What are you thinking, Toyota? $50K for your new RAV4 EV? This sounds like the last time California forced you into making electric vehicles. Forbes is right, you don’t care. (I imagine your partnership with Tesla has something to do with the price point.) It’s been ten years since the first-generation RAV4 EV. It sounds like once you discontinued that model, you sat around and didn’t actually develop the technology. 100-mile range? Again? And tell me again, please, what’s up with the price tag?
Nissan has you beat and they’re way ahead of you in the game. I admire them for taking a big risk on electric cars.
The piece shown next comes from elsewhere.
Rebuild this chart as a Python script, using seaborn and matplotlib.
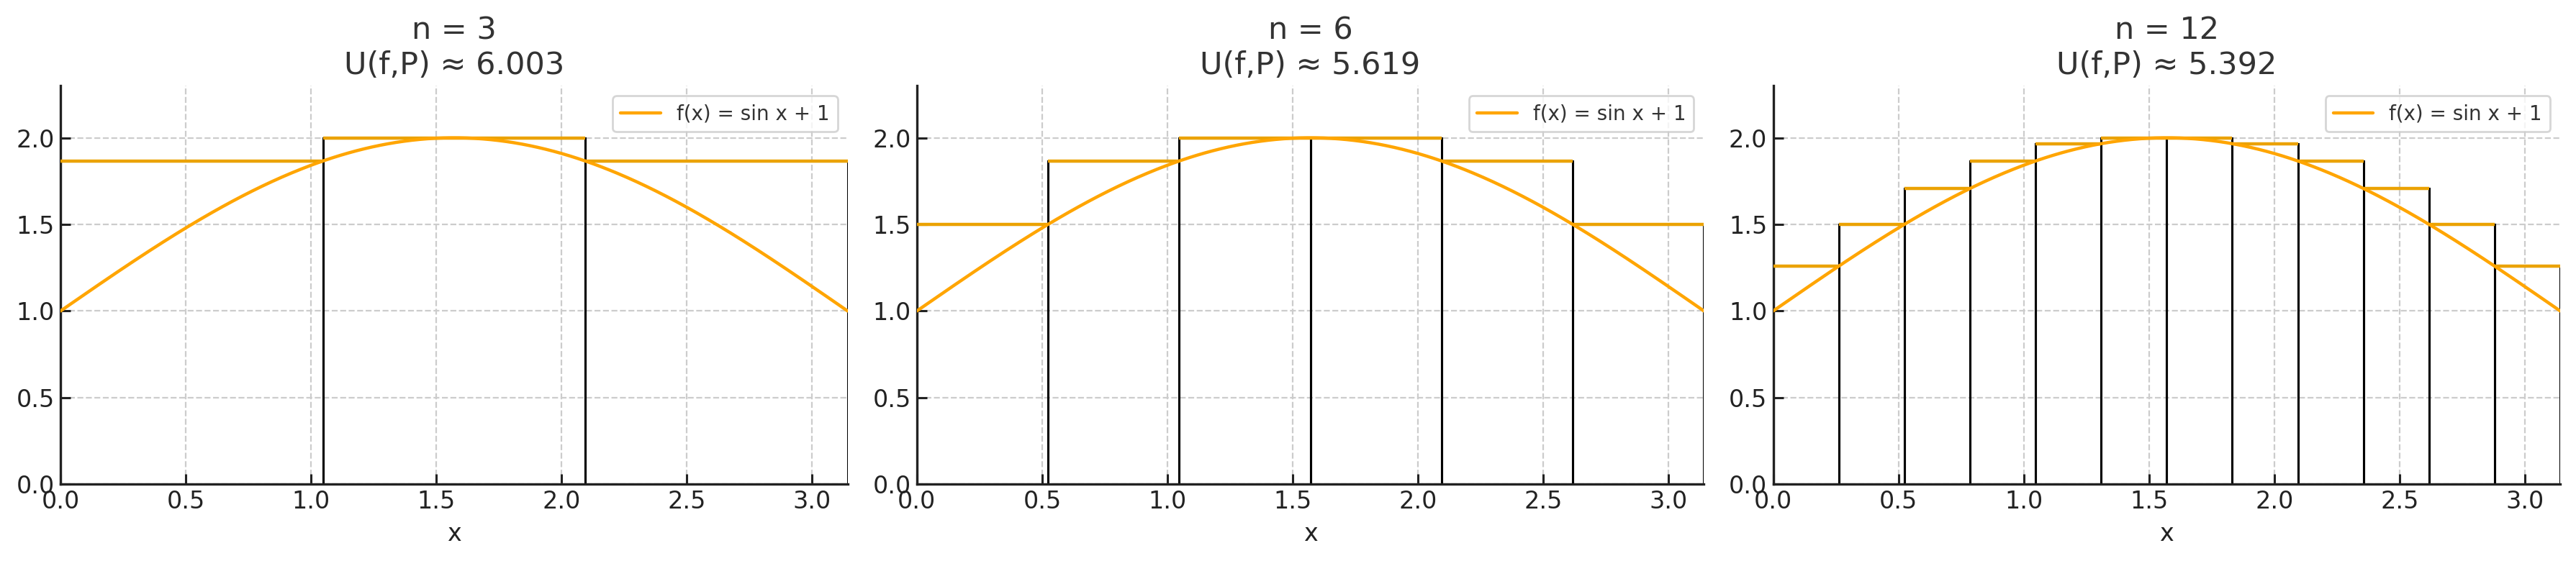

Heck, even Mitsubishi looks better; even if their car is a bit funnier-looking, it still doesn’t cost 50,000 smackeroos*. The i also happens to be the most affordable new EV so far. Hats off to them. (Personally I’m looking forward to seeing the Golf EV in action in a couple years.)
To be honest, I would probably not buy a brand new EV. It would take even better government incentives for that to happen — or closer to price parity with the dino-stinkers. In a few years, used and off-lease EVs will be available at a much better value. (Besides, I’m neurotic enough: no need to obsess over getting a little scratch or ding on a shiny new car.) And as for petrol-powered vehicles? I’m done with them. They interest me no longer. I vow here and now that unless some unforeseen circumstance forces me into acquiring another one, I shall never again purchase a petroleum-powered vehicle for my own personal everyday use. They’re old tech, dirty, noisy, expensive to maintain, and they’re hurting the nation we live in and the planet we live on. Presently I can think of no better single way of sticking it to the powers that be than to purchase an electric vehicle to replace 99% of my daily driving needs. True, Nissan and Mitubishi and all those big car companies that are producing EVs are also “powers that be,” but at least they align — on some level — with my values.
Bring on the electric revolution!
* smackeroo (SMACK-uh-roo) n. The sound your money makes when an expensive purchase is also a foolish purchase.